Due to the fragmented part of the Earlier Proclamation making a mention of some unsavory things the pharaoh had heard at Thebes, a theory that posits a clash with the priesthood of Amun of Thebes has been put forward by scholars. Barry Kemp argues that the full expression of the beliefs of Akhenaten “demanded the creation of a physical sacred landscape” and that the boundary stelae are “the most extensive personal testimony we have as to what was in his mind”.

==Stelae no longer In Situ==
At least nine of the stelae have been damaged by thieves and one, Stela F, has disappeared altogether. Two others, stelae P and Q, have also been virtually destroyed.

==The Titulary of Aten==
The full title of the god Aten in the Earlier Proclamation is: “the Good God, who rejoices [in Ma’at], Lord of Heaven, Lord of [earth]; the [great living] o[rb who illumi]nates the two banks; (my [?]) Father, The Aten; the great living orb who is in jubilee within the [house] of the Orb in ‘Horizon of the Orb’”.

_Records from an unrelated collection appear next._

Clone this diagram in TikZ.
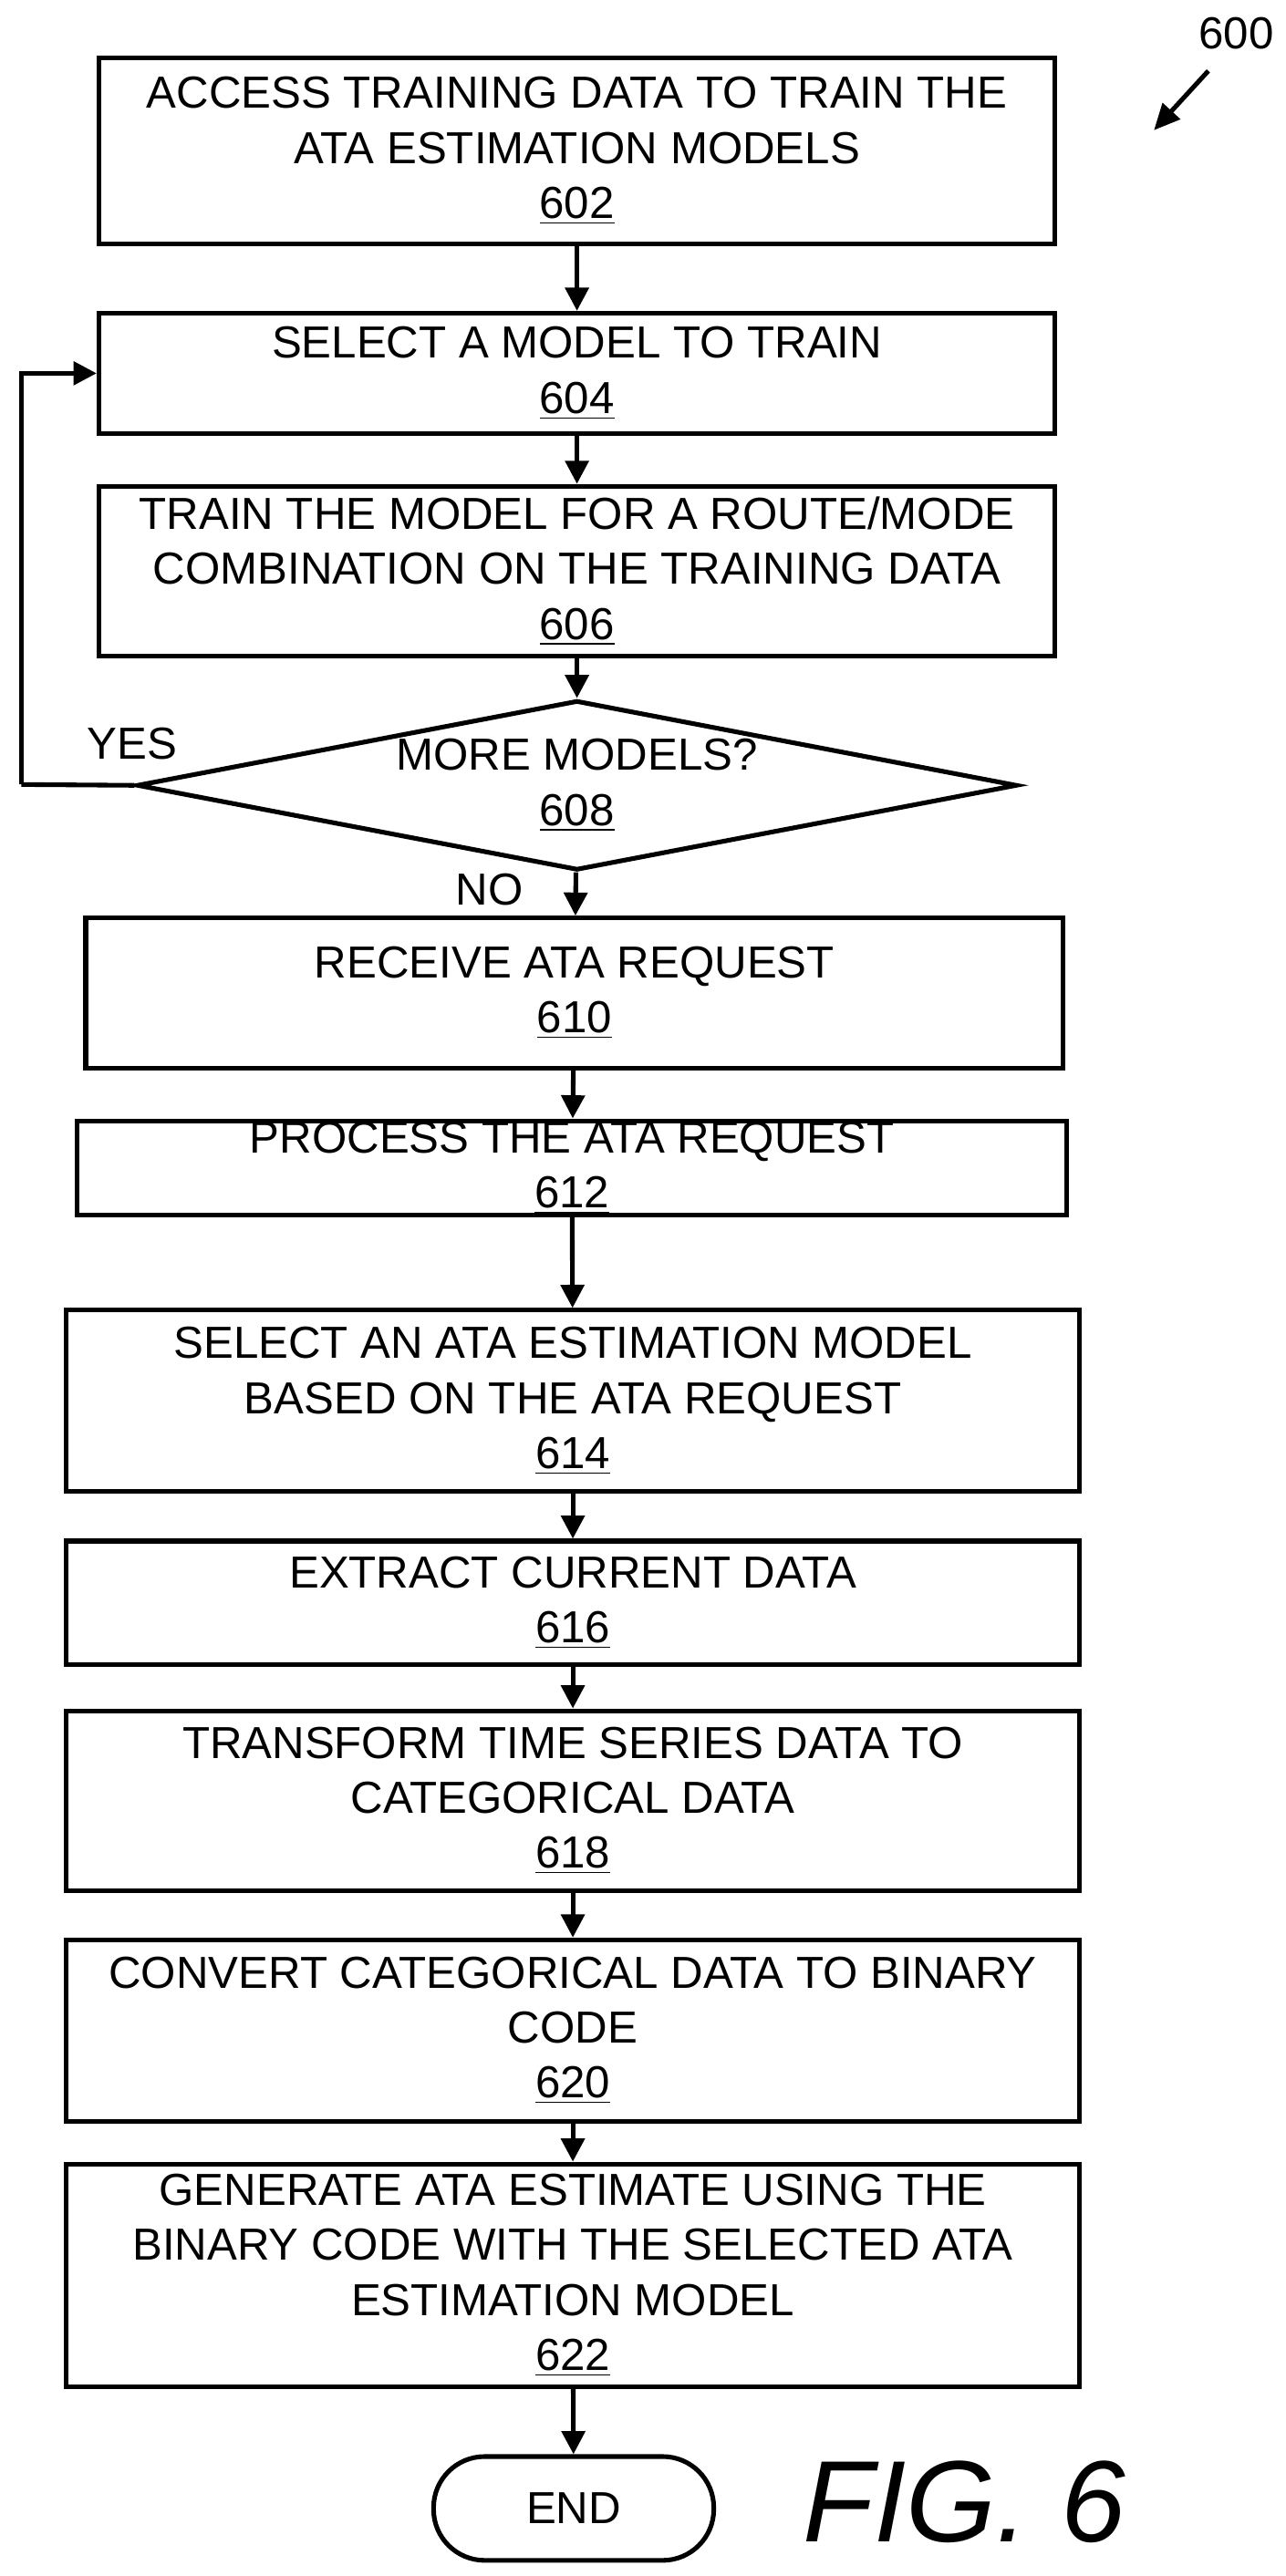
\documentclass[tikz,border=0pt]{standalone}
\usepackage{fontspec}
\setmainfont{Liberation Sans}
\usetikzlibrary{positioning,shapes.geometric,arrows.meta}
\tikzstyle{flowbox} = [rectangle, draw, line width=1.6pt, text centered, align=center, inner sep=0pt, %
   font=\fontsize{15.5}{19}\selectfont]
\tikzstyle{line} = [draw, line width=1.6pt, -{Triangle[length=8pt,width=8pt]}]
\newcommand{\num}[1]{\underline{#1}}

\begin{document}
\begin{tikzpicture}[x=0.02cm,y=-0.02cm]
   \useasboundingbox (0,0) rectangle (780,1563);
   % steps
   \node[flowbox, minimum width=580*0.02cm, minimum height=113*0.02cm] (access) at (350,91.5)
      {ACCESS TRAINING DATA TO TRAIN THE\\ATA ESTIMATION MODELS\\\num{602}};
   \node[flowbox, minimum width=580*0.02cm, minimum height=73*0.02cm] (select) at (350,226.5)
      {SELECT A MODEL TO TRAIN\\\num{604}};
   \node[flowbox, minimum width=580*0.02cm, minimum height=103*0.02cm] (train) at (350,346.5)
      {TRAIN THE MODEL FOR A ROUTE/MODE\\COMBINATION ON THE TRAINING DATA\\\num{606}};
   \node[diamond, draw, line width=1.6pt, aspect=5.2, inner sep=0pt, minimum width=534*0.02cm,
      minimum height=103*0.02cm, align=center, font=\fontsize{15.5}{19}\selectfont] (more) at (350,476.5)
      {MORE MODELS?\\\num{608}};
   \node[flowbox, minimum width=593*0.02cm, minimum height=91*0.02cm] (receive) at (348.5,602.5)
      {RECEIVE ATA REQUEST\\\num{610}};
   \node[flowbox, minimum width=600*0.02cm, minimum height=57*0.02cm] (process) at (347,708.5)
      {PROCESS THE ATA REQUEST\\\num{612}};
   \node[flowbox, minimum width=615*0.02cm, minimum height=110*0.02cm] (choose) at (347.5,850)
      {SELECT AN ATA ESTIMATION MODEL\\BASED ON THE ATA REQUEST\\\num{614}};
   \node[flowbox, minimum width=615*0.02cm, minimum height=75*0.02cm] (extract) at (347.5,972.5)
      {EXTRACT CURRENT DATA\\\num{616}};
   \node[flowbox, minimum width=615*0.02cm, minimum height=109*0.02cm] (transform) at (347.5,1092.5)
      {TRANSFORM TIME SERIES DATA TO\\CATEGORICAL DATA\\\num{618}};
   \node[flowbox, minimum width=615*0.02cm, minimum height=110*0.02cm] (convert) at (347.5,1232)
      {CONVERT CATEGORICAL DATA TO BINARY\\CODE\\\num{620}};
   \node[flowbox, minimum width=615*0.02cm, minimum height=135*0.02cm] (generate) at (347.5,1380.5)
      {GENERATE ATA ESTIMATE USING THE\\BINARY CODE WITH THE SELECTED ATA\\ESTIMATION MODEL\\\num{622}};
   \node[flowbox, rounded corners=31*0.02cm, minimum width=170*0.02cm, minimum height=63*0.02cm] (end) at (348,1522)
      {END};
   % labels
   \node[font=\fontsize{40}{44}\selectfont\itshape] (fig) at (585,1518) {FIG. 6};
   \node[font=\fontsize{15.5}{19}\selectfont] (ref) at (750,20) {600};
   \coordinate (refarrow) at (733,43);
   \node[font=\fontsize{15.5}{19}\selectfont] (yes) at (80,451) {YES};
   \node[font=\fontsize{15.5}{19}\selectfont] (no) at (297,540) {NO};
   \coordinate (loop) at (13,476);
   % edges
   \path [line] (access) -- (select);
   \path [line] (select) -- (train);
   \path [line] (train) -- (more);
   \path [line] (more) -- (receive);
   \path [line] (receive) -- (process);
   \path [line] (process) -- (choose);
   \path [line] (choose) -- (extract);
   \path [line] (extract) -- (transform);
   \path [line] (transform) -- (convert);
   \path [line] (convert) -- (generate);
   \path [line] (generate) -- (end);
   \path [draw, line width=1.6pt] (more.west) -- (loop);
   \path [line] (loop) |- (select.west);
   \path [draw, line width=1.6pt, -{Triangle[length=9pt,width=8pt]}] (refarrow) -- ++(-33,36);
\end{tikzpicture}
\end{document}
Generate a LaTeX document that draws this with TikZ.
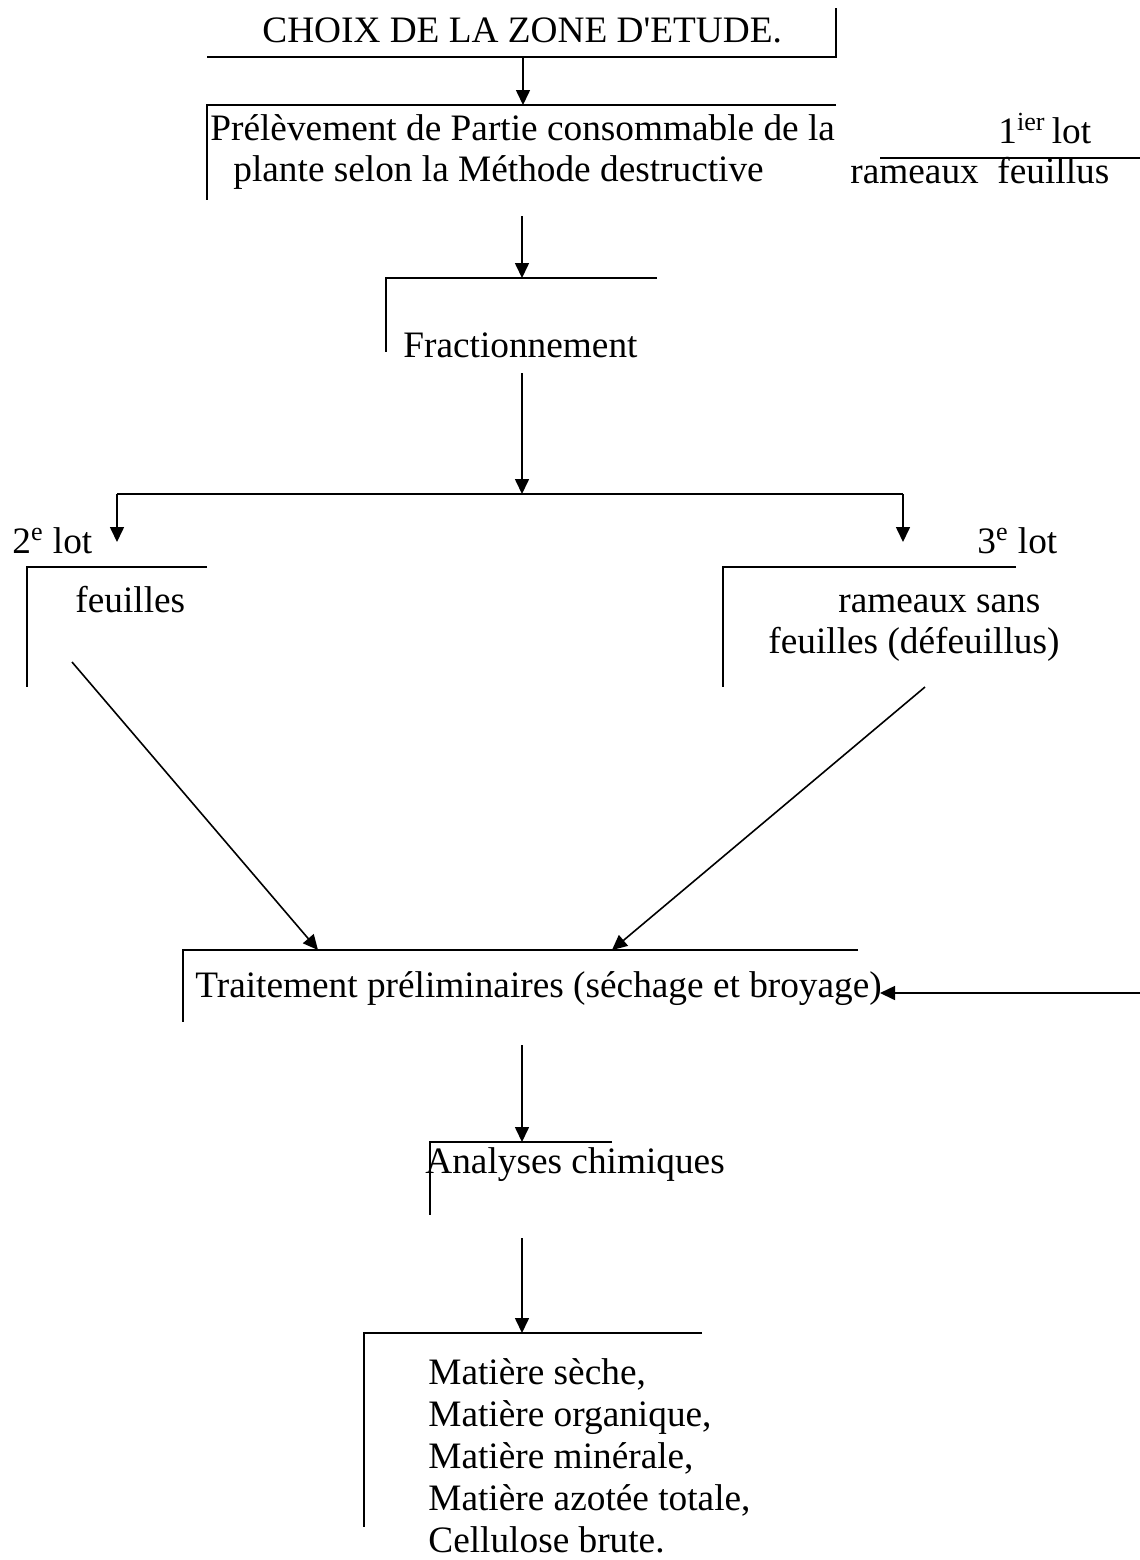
\documentclass[tikz,border=0pt]{standalone}
\usepackage{fontspec}
\setmainfont{Liberation Serif}
\usetikzlibrary{arrows.meta}
\newcommand\dfont{\fontsize{18.65pt}{21.2pt}\selectfont}
\tikzset{
  frame/.style={line width=0.8pt},
  arr/.style={line width=0.8pt,-{Triangle[length=7.5pt,width=7pt]}},
  txt/.style={inner sep=0pt,anchor=base west,font=\dfont}
}
\begin{document}
\begin{tikzpicture}[x=0.5pt,y=-0.5pt]
\useasboundingbox (0,0) rectangle (1140,1560);
% texts
\node[txt] (choix) at (262,42) {CHOIX DE LA ZONE D\textquotesingle ETUDE.};
\node[txt] (prel1) at (210,140) {Prélèvement de Partie consommable de la};
\node[txt] (prel2) at (233,181) {plante selon la Méthode destructive};
\node[txt] (lot1) at (998,143) {1\textsuperscript{ier}\,lot};
\node[txt] (ramf) at (850,183) {rameaux\ \ feuillus};
\node[txt] (frac) at (403,357) {Fractionnement};
\node[txt] (lot2) at (12,553) {2\textsuperscript{e} lot};
\node[txt] (feu) at (75,612) {feuilles};
\node[txt] (lot3) at (977,553) {3\textsuperscript{e} lot};
\node[txt] (ram1) at (838,612) {rameaux sans};
\node[txt] (ram2) at (768,653) {feuilles (défeuillus)};
\node[txt] (trait) at (195,997) {Traitement préliminaires (séchage et broyage)};
\node[txt] (anal) at (425,1173) {Analyses chimiques};
\node[txt] (res1) at (428,1384) {Matière sèche,};
\node[txt] (res2) at (428,1426) {Matière organique,};
\node[txt] (res3) at (428,1468) {Matière minérale,};
\node[txt] (res4) at (428,1510) {Matière azotée totale,};
\node[txt] (res5) at (428,1552) {Cellulose brute.};
% frame corners
\coordinate (f1a) at (207,57); \coordinate (f1b) at (836,57); \coordinate (f1c) at (836,8);
\coordinate (f2a) at (836,105); \coordinate (f2b) at (207,105); \coordinate (f2c) at (207,200);
\coordinate (l1a) at (880,158); \coordinate (l1b) at (1140,158);
\coordinate (f3a) at (657,278); \coordinate (f3b) at (386,278); \coordinate (f3c) at (386,352);
\coordinate (f4a) at (207,567); \coordinate (f4b) at (27,567); \coordinate (f4c) at (27,687);
\coordinate (f5a) at (1016,567); \coordinate (f5b) at (723,567); \coordinate (f5c) at (723,687);
\coordinate (f6a) at (858,950); \coordinate (f6b) at (183,950); \coordinate (f6c) at (183,1022);
\coordinate (f7a) at (612,1142); \coordinate (f7b) at (430,1142); \coordinate (f7c) at (430,1215);
\coordinate (f8a) at (702,1333); \coordinate (f8b) at (364,1333); \coordinate (f8c) at (364,1527);
\draw[frame] (f1a) -- (f1b) -- (f1c);
\draw[frame] (f2a) -- (f2b) -- (f2c);
\draw[frame] (l1a) -- (l1b);
\draw[frame] (f3a) -- (f3b) -- (f3c);
\draw[frame] (f4a) -- (f4b) -- (f4c);
\draw[frame] (f5a) -- (f5b) -- (f5c);
\draw[frame] (f6a) -- (f6b) -- (f6c);
\draw[frame] (f7a) -- (f7b) -- (f7c);
\draw[frame] (f8a) -- (f8b) -- (f8c);
% arrow endpoints
\coordinate (a1s) at (523,57); \coordinate (a1e) at (523,105);
\coordinate (a2s) at (522,216); \coordinate (a2e) at (522,278);
\coordinate (a3s) at (522,373); \coordinate (a3e) at (522,494);
\coordinate (bl) at (117,494); \coordinate (ble) at (117,542);
\coordinate (br) at (903,494); \coordinate (bre) at (903,542);
\coordinate (dls) at (72,662); \coordinate (dle) at (318,950);
\coordinate (drs) at (925,687); \coordinate (dre) at (612,950);
\coordinate (rs) at (1140,993); \coordinate (re) at (880,993);
\coordinate (a4s) at (522,1045); \coordinate (a4e) at (522,1142);
\coordinate (a5s) at (522,1238); \coordinate (a5e) at (522,1333);
\draw[arr] (a1s) -- (a1e);
\draw[arr] (a2s) -- (a2e);
\draw[arr] (a3s) -- (a3e);
\draw[frame] (bl) -- (br);
\draw[arr] (bl) -- (ble);
\draw[arr] (br) -- (bre);
\draw[arr] (dls) -- (dle);
\draw[arr] (drs) -- (dre);
\draw[arr] (rs) -- (re);
\draw[arr] (a4s) -- (a4e);
\draw[arr] (a5s) -- (a5e);
\end{tikzpicture}
\end{document}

The title as given in the Later Proclamation is slightly different and reads: “the Good God who is content with Ma’at, the lord of heaven, the lord of earth, the great living orb who illuminates the Two Banks. Live the (divine, royal) Father, The Aten, given life everlastingly forever, the great living orb who is in jubilee within the estate of the orb in ‘Horizon of the Orb’”.